Omit all pictures, then retype the data exactly as given.

════

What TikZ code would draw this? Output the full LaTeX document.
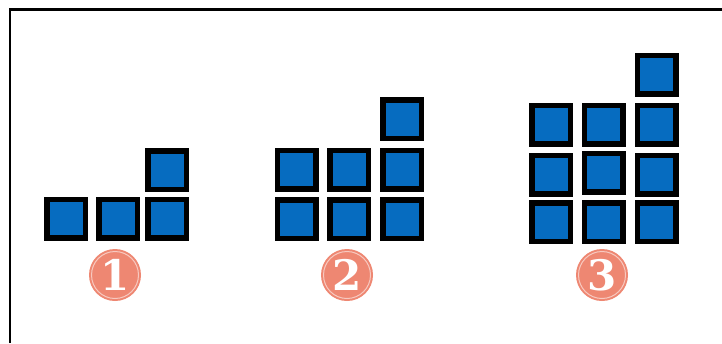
\documentclass[tikz,border=0pt]{standalone}
\usepackage{fontspec}
\usepackage{xcolor}
\usetikzlibrary{positioning}
\newfontfamily\digitfont{DejaVu Serif}
\definecolor{tileblue}{HTML}{066CC0}
\definecolor{salmon}{HTML}{EE8772}

\begin{document}
\begin{tikzpicture}[x=1pt,y=-1pt]
\tikzset{
  tile/.style={draw=black,line width=5.5pt,fill=tileblue,minimum size=38.5pt,inner sep=0pt},
  badge/.style={circle,fill=salmon,minimum size=52pt,inner sep=0pt,text=white,font=\digitfont\bfseries\fontsize{42}{42}\selectfont},
  ring/.style={draw=white!55!salmon,line width=1pt}
}
\useasboundingbox (0,0) rectangle (722,343);
\draw[line width=2.8pt] (10,343) -- (10,9.5) -- (722,9.5);

% step 1
\foreach \x/\y/\n in {66/218.5/a,118/218.5/b,167/218.5/c,167/170/d} {
  \node[tile] (one\n) at (\x,\y) {};
}
% step 2
\foreach \x/\y/\n in {296.5/219/a,349/219/b,402/219/c,296.5/169.5/d,349/169.5/e,402/169.5/f,402/119/g} {
  \node[tile] (two\n) at (\x,\y) {};
}
% step 3
\foreach \x/\y/\n in {551/222/a,603.5/222/b,656.5/222/c,551/174.5/d,603.5/172.5/e,656.5/174.5/f,551/124.5/g,603.5/124.5/h,656.5/124.5/i,656.5/74.5/j} {
  \node[tile] (three\n) at (\x,\y) {};
}

% badges
\foreach \x/\lab/\n in {115/1/one,347/2/two,602/3/three} {
  \node[badge] (badge\n) at (\x,275) {\lab};
  \draw[ring] (badge\n) circle (23.5pt);
}
\end{tikzpicture}
\end{document}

════

* _Exercise result_:
What TikZ code would draw this? Output the full LaTeX document.
\documentclass[tikz,border=0pt]{standalone}
\usepackage{fontspec}
\usepackage{xcolor}
\usetikzlibrary{positioning}
\newfontfamily\digitfont{DejaVu Serif}
\definecolor{tileblue}{HTML}{066CC0}
\definecolor{salmon}{HTML}{EE8772}

\begin{document}
\begin{tikzpicture}[x=1pt,y=-1pt]
\tikzset{
  tile/.style={draw=black,line width=5.5pt,fill=tileblue,minimum size=38.5pt,inner sep=0pt},
  badge/.style={circle,fill=salmon,minimum size=52pt,inner sep=0pt,text=white,font=\digitfont\bfseries\fontsize{42}{42}\selectfont},
  ring/.style={draw=white!55!salmon,line width=1pt}
}
\useasboundingbox (0,0) rectangle (722,343);
\draw[line width=2.8pt] (10,343) -- (10,9.5) -- (722,9.5);

% step 1
\foreach \x/\y/\n in {66/218.5/a,118/218.5/b,167/218.5/c,167/170/d} {
  \node[tile] (one\n) at (\x,\y) {};
}
% step 2
\foreach \x/\y/\n in {296.5/219/a,349/219/b,402/219/c,296.5/169.5/d,349/169.5/e,402/169.5/f,402/119/g} {
  \node[tile] (two\n) at (\x,\y) {};
}
% step 3
\foreach \x/\y/\n in {551/222/a,603.5/222/b,656.5/222/c,551/174.5/d,603.5/172.5/e,656.5/174.5/f,551/124.5/g,603.5/124.5/h,656.5/124.5/i,656.5/74.5/j} {
  \node[tile] (three\n) at (\x,\y) {};
}

% badges
\foreach \x/\lab/\n in {115/1/one,347/2/two,602/3/three} {
  \node[badge] (badge\n) at (\x,275) {\lab};
  \draw[ring] (badge\n) circle (23.5pt);
}
\end{tikzpicture}
\end{document}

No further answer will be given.